昨年1月には都内で乗用車を運転中、軽ワゴン車と衝突事故を起こし、「この度は、お騒がせして申し訳ございません」などとコメントしていた。関係者によると、08年から所属していた大手事務所は今年2月に退所していたという。 

○…志垣さんは歌手松崎しげる(73)俳優柴俊夫(75)西田敏行(75)田中健(71)とともに「五人会」として親交が深かったという。7日、松崎は「僕の学校の後輩でもあり、五人会のメンバーでもあった志垣…。今日の発表を聞いて驚きを隠せません…。我々の青春時代の仲間であり、志垣とは数多くの思い出があります…彼の結婚式では司会進行をやり、歌も歌いました…。安らかにお眠りください…。ご冥福をお祈りいたします…」、西田は「志垣太郎兄 逝去 未だ信じられず 合掌 ただ ただ 合掌」とそれぞれ追悼コメントを発表した。田中はブログで「空高く、安らかに過ごしてますか?ご家族を心配してそうだけどきっと大丈夫だから。どうぞ安らかに。どうぞ安らかに」とつづった。

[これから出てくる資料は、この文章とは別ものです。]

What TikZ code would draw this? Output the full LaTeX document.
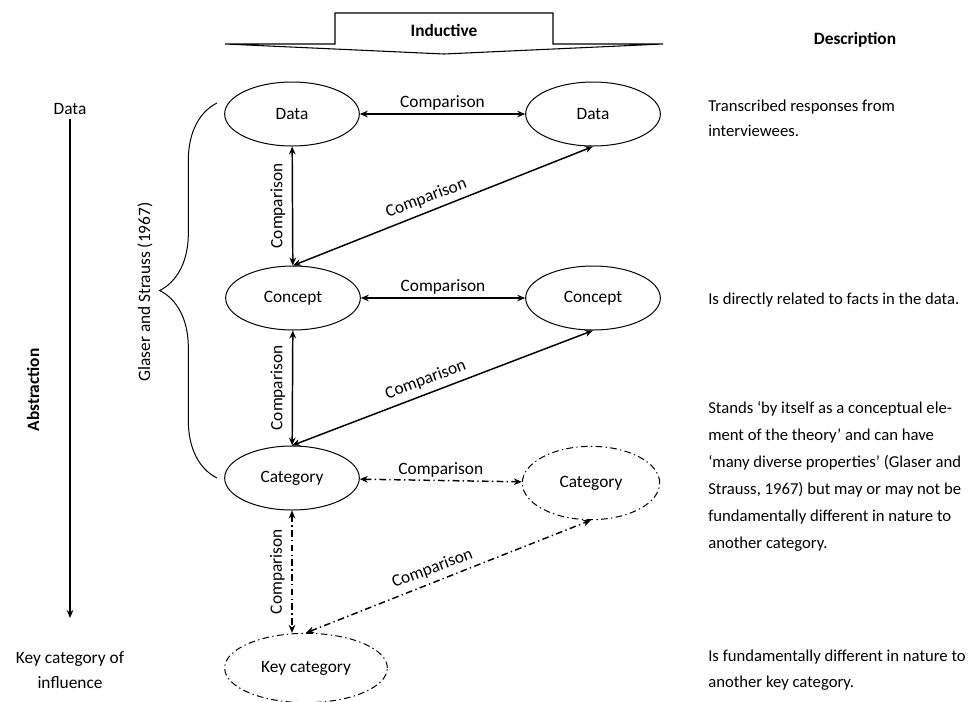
\documentclass[tikz,border=0pt]{standalone}
\usepackage{fontspec}
\setmainfont{Carlito}
\usetikzlibrary{shapes.geometric,arrows.meta,decorations.pathreplacing}

\tikzset{
  stage/.style={draw, ellipse, line width=0.75pt, minimum width=101pt, minimum height=48pt, inner sep=0pt},
  stagedd/.style={stage, dash pattern=on 5pt off 2.5pt on 1pt off 2.5pt},
  cmp/.style={line width=1.1pt, {Stealth[length=6pt,width=5pt]}-{Stealth[length=6pt,width=5pt]}},
  cmpdd/.style={cmp, dash pattern=on 5pt off 2.5pt on 1pt off 2.5pt},
  cmplbl/.style={inner sep=2pt},
  cmpup/.style={inner sep=5pt, rotate=90, anchor=south},
  cmpdiag/.style={inner sep=4pt, rotate=20.5, anchor=south, pos=0.46},
  desc/.style={anchor=west, align=left, inner sep=0pt, font=\fontsize{12.5}{20.25}\selectfont},
  hdr/.style={font=\fontsize{13}{16}\selectfont\bfseries}
}

\begin{document}
\begin{tikzpicture}[x=0.75pt,y=0.75pt,yscale=-1,xscale=1, font=\fontsize{13}{16}\selectfont]
\useasboundingbox (0,0) rectangle (972,701);

%Shape: Inductive arrow
\draw [line width=0.8pt, line join=miter] (225,44) -- (335,44) -- (335,13) -- (553,13) -- (553,44) -- (663,44) -- (444,54) -- cycle ;
% Text Node
\node [hdr] (induct) at (444,30) {Inductive};
% Text Node
\node [hdr] (descr) at (855,40) {Description};

%Ellipses
\node [stage] (d1) at (292,114) {Data};
\node [stage] (d2) at (593,114) {Data};
\node [stage] (c1) at (293,298) {Concept};
\node [stage] (c2) at (593,298) {Concept};
\node [stage] (g1) at (292,478) {Category};
\node [stagedd, minimum width=103pt, minimum height=55pt] (g2) at (591,483) {Category};
\node [stagedd, minimum width=122pt, minimum height=52pt] (k) at (306,668) {Key category};

%Comparisons
\draw [cmp] (d1) -- node [cmplbl, above] {Comparison} (d2) ;
\draw [cmp] (d1) -- node [cmpup] {Comparison} (c1) ;
\draw [cmp] (c1.north) -- node [cmpdiag] {Comparison} (d2.south) ;
\draw [cmp] (c1) -- node [cmplbl, above] {Comparison} (c2) ;
\draw [cmp] (c1) -- node [cmpup] {Comparison} (g1) ;
\draw [cmp] (g1.north) -- node [cmpdiag] {Comparison} (c2.south) ;
\draw [cmpdd] (g1) -- node [cmplbl, above] {Comparison} (g2) ;
\draw [cmpdd] (g1.south) -- node [cmpup] {Comparison} (g1.south |- k.north) ;
\draw [cmpdd] (k.north) -- node [cmpdiag] {Comparison} (g2.south) ;

%Abstraction axis
\node (ldata) at (70,109) {Data};
\node [align=center, font=\fontsize{13}{18.75}\selectfont] (lkey) at (70,670) {Key category of\\influence};
\coordinate (lend) at (70,618);
\draw [line width=1.1pt, -{Stealth[length=6pt,width=5pt]}] (ldata) -- (lend) ;
\node [hdr, rotate=90] (abstr) at (33,390) {Abstraction};

%Brace
\draw [line width=0.75pt, decorate, decoration={brace, amplitude=43pt}] (217,478) -- (217,103) ;
\node [rotate=90] (glaser) at (145,292) {Glaser and Strauss (1967)};

%Descriptions
\node [desc, font=\fontsize{12.5}{19}\selectfont] (t1) at (708,118) {Transcribed responses from\\interviewees.};
\node [desc] (t2) at (708,300) {Is directly related to facts in the data.};
\node [desc] (t3) at (708,476) {Stands ‘by itself as a conceptual ele-\\ment of the theory’ and can have\\‘many diverse properties’ (Glaser and\\Strauss, 1967) but may or may not be\\fundamentally different in nature to\\another category.};
\node [desc, font=\fontsize{12.5}{19}\selectfont] (t4) at (708,670) {Is fundamentally different in nature to\\another key category.};

\end{tikzpicture}
\end{document}
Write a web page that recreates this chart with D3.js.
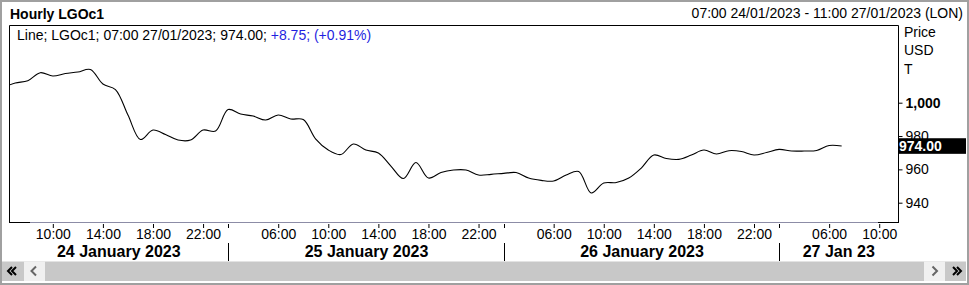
<!DOCTYPE html>
<html>
<head>
<meta charset="utf-8">
<script src="https://cdn.jsdelivr.net/npm/d3@7"></script>
<style>
  html, body { margin: 0; padding: 0; background: #fff; }
  svg { display: block; font-family: "Liberation Sans", Arial, sans-serif; }
</style>
</head>
<body>
<svg id="main-svg"></svg>
<script>
// --- data (hourly LGOc1 closes, USD/T) ---
var dayNames = ["24 January 2023", "25 January 2023", "26 January 2023", "27 Jan 23"];
var sessionStart = 2; // first hourly bar of each session
var sessionEnd = 23;  // last hourly bar of each session
var labelHours = [6, 10, 14, 18, 22];
var firstHours = [6, 2, 2, 2];
// 24 Jan 06:00 .. 23:00
var jan24 = [1009.1, 1011.8, 1013.2, 1018.0, 1016.0, 1017.5, 1018.4, 1019.9, 1011.2, 1007.9,
  992.6, 977.9, 983.6, 980.9, 977.6, 977.6, 983.6, 983.0];
// 25 Jan 02:00 .. 23:00
var jan25 = [995.9, 993.2, 992.0, 989.6, 992.6, 990.2, 989.9, 978.2, 971.6, 968.9, 975.2,
  971.6, 969.8, 962.0, 954.5, 964.1, 954.8, 958.1, 959.6, 959.6, 956.6, 957.0];
// 26 Jan 02:00 .. 23:00
var jan26 = [957.6, 958.1, 954.8, 953.4, 953.0, 956.6, 958.7, 945.8, 951.8, 952.1, 954.8,
  960.8, 968.6, 966.5, 966.0, 968.6, 971.6, 969.2, 971.2, 970.7, 968.6, 970.1];
// 27 Jan 02:00 .. 07:00
var jan27 = [972.0, 971.0, 971.0, 971.3, 974.3, 974.0];
var yTicks = [940, 960, 980, 1000];
var lastPrice = 974.00;

var width = 969,
  height = 285,
  plotL = 9,
  plotR = 898,
  plotT = 25,
  plotB = 222;

var perDay = sessionEnd - sessionStart + 1;
function slotOf(d, h) { return d * perDay + (h - sessionStart) }

var startSlot = slotOf(0, 7),
  endSlot = slotOf(3, 11);

var x = d3.scaleLinear().domain([startSlot - 0.5, endSlot + 0.5]).range([plotL, plotR]);
var y = d3.scaleLinear().domain([1000, 940]).range([102.7, 202.7]);

var points = [];
[jan24, jan25, jan26, jan27].forEach(function (arr, d) {
  arr.forEach(function (v, i) { points.push([slotOf(d, firstHours[d] + i), v]) })
});

var svg = d3.select("#main-svg").attr("width", width).attr("height", height);

// outer frame
svg.append("rect").attr("x", 1).attr("y", 1).attr("width", width - 2).attr("height", height - 2)
  .attr("fill", "#fff").attr("stroke", "#a0a0a0").attr("stroke-width", 2);

// header
svg.append("text").attr("x", 10).attr("y", 19).attr("font-size", 14).attr("font-weight", "bold")
  .text("Hourly LGOc1");
svg.append("text").attr("x", 963).attr("y", 18).attr("font-size", 14).attr("text-anchor", "end")
  .text("07:00 24/01/2023 - 11:00 27/01/2023 (LON)");

// clip + line
svg.append("clipPath").attr("id", "plot-clip").append("rect")
  .attr("x", plotL + 1).attr("y", plotT).attr("width", plotR - plotL - 1).attr("height", plotB - plotT);

svg.append("path").datum(points)
  .attr("clip-path", "url(#plot-clip)")
  .attr("fill", "none").attr("stroke", "#000").attr("stroke-width", 1.1)
  .attr("d", d3.line().x(function (p) { return x(p[0]) }).y(function (p) { return y(p[1]) })
    .curve(d3.curveCatmullRom.alpha(0.5)));

// legend
var leg = svg.append("text").attr("x", 17).attr("y", 39.5).attr("font-size", 14);
leg.append("tspan").text("Line; LGOc1; 07:00 27/01/2023; " + lastPrice.toFixed(2) + "; ");
leg.append("tspan").attr("fill", "#1f1fe0").text("+8.75; (+0.91%)");

// plot frame (bottom is grey in the middle)
svg.append("path").attr("fill", "none").attr("stroke", "#000")
  .attr("d", "M" + (plotL + 0.5) + "," + plotB + "V" + (plotT + 0.5) + "H" + (plotR + 0.5) + "V" + (plotB + 0.5));
svg.append("line").attr("x1", plotL).attr("x2", plotR).attr("y1", plotB + 0.5).attr("y2", plotB + 0.5)
  .attr("stroke", "#8c8ca6");
svg.append("line").attr("x1", plotL).attr("x2", 30).attr("y1", plotB + 0.5).attr("y2", plotB + 0.5).attr("stroke", "#000");
svg.append("line").attr("x1", 878).attr("x2", plotR + 1).attr("y1", plotB + 0.5).attr("y2", plotB + 0.5).attr("stroke", "#000");

// y axis
var yAxis = svg.append("g").attr("transform", "translate(" + (plotR + 0.5) + ",0)")
  .call(d3.axisRight(y).tickValues(yTicks).tickSize(4).tickPadding(3).tickFormat(d3.format(",")));
yAxis.select(".domain").remove();
yAxis.selectAll("line").attr("stroke", "#000");
yAxis.selectAll("text").attr("font-size", 14).attr("font-family", "Liberation Sans, Arial, sans-serif")
  .attr("fill", "#000").attr("font-weight", function (d) { return d === 1000 ? "bold" : null });

["Price", "USD", "T"].forEach(function (t, i) {
  svg.append("text").attr("x", 904).attr("y", 37 + i * 18.3).attr("font-size", 14).text(t)
});

// last price tag
svg.append("rect").attr("x", plotR).attr("y", y(lastPrice) - 7.8).attr("width", 966 - plotR).attr("height", 15.6)
  .attr("fill", "#000");
svg.append("text").attr("x", plotR + 1).attr("y", y(lastPrice)).attr("dy", "0.36em")
  .attr("font-size", 14).attr("font-weight", "bold").attr("fill", "#fff").text(lastPrice.toFixed(2));

// x axis: hour ticks
var hourTicks = [];
dayNames.forEach(function (n, d) {
  labelHours.forEach(function (h) {
    var s = slotOf(d, h);
    if (s >= startSlot && s <= endSlot) hourTicks.push({ s: s, h: h })
  })
});
var xAxis = svg.append("g").attr("transform", "translate(0," + (plotB + 2) + ")")
  .call(d3.axisBottom(x).tickValues(hourTicks.map(function (t) { return t.s }))
    .tickSize(4).tickPadding(1.5)
    .tickFormat(function (s) {
      var t = hourTicks.find(function (k) { return k.s === s });
      return (t.h < 10 ? "0" : "") + t.h + ":00"
    }));
xAxis.select(".domain").remove();
xAxis.selectAll("line").attr("stroke", "#000");
xAxis.selectAll("text").attr("font-size", 14).attr("font-family", "Liberation Sans, Arial, sans-serif").attr("fill", "#000");

// day separators + day labels
var bounds = [x.range()[0]];
dayNames.forEach(function (n, d) {
  if (d === 0) return;
  var px = Math.round(x(slotOf(d, sessionStart))) + 0.5;
  bounds.push(px);
  svg.append("line").attr("x1", px).attr("x2", px).attr("y1", plotB + 2).attr("y2", plotB + 6).attr("stroke", "#000");
  svg.append("line").attr("x1", px).attr("x2", px).attr("y1", 243).attr("y2", 261).attr("stroke", "#000");
});
bounds.push(x.range()[1]);
dayNames.forEach(function (n, d) {
  svg.append("text").attr("x", (bounds[d] + bounds[d + 1]) / 2).attr("y", 256.5)
    .attr("text-anchor", "middle").attr("font-size", 16).attr("font-weight", "bold").text(n)
});

// scrollbar
svg.append("rect").attr("x", 2).attr("y", 261.5).attr("width", 964).attr("height", 19.5).attr("fill", "#c8c8c8");
svg.append("rect").attr("x", 24).attr("y", 261.5).attr("width", 21).attr("height", 19.5).attr("fill", "#f0f0f0");
svg.append("rect").attr("x", 924).attr("y", 261.5).attr("width", 21).attr("height", 19.5).attr("fill", "#f0f0f0");
svg.append("path").attr("fill", "none").attr("stroke", "#000").attr("stroke-width", 2)
  .attr("d", "M12,267l-4,4l4,4M16,267l-4,4l4,4M953,267l4,4l-4,4M957,267l4,4l-4,4");
svg.append("path").attr("fill", "none").attr("stroke", "#666").attr("stroke-width", 2)
  .attr("d", "M36,266.5l-4.5,4.5l4.5,4.5M932.5,266.5l4.5,4.5l-4.5,4.5");
</script>
</body>
</html>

◆志垣太郎(しがき・たろう)1951年(昭26)9月22日、東京都生まれ。高校在学中の69年に舞台「巨人の星」で、本名でデビュー。70年、NHK「男は度胸」で志垣太郎に改名。71年の日本テレビ系ドラマ「おれは男だ!」で注目を集め、NHK大河ドラマも「新・平家物語」「花神」などに出演。ほか「あかんたれ」「水戸黄門」など数々のドラマで活躍した。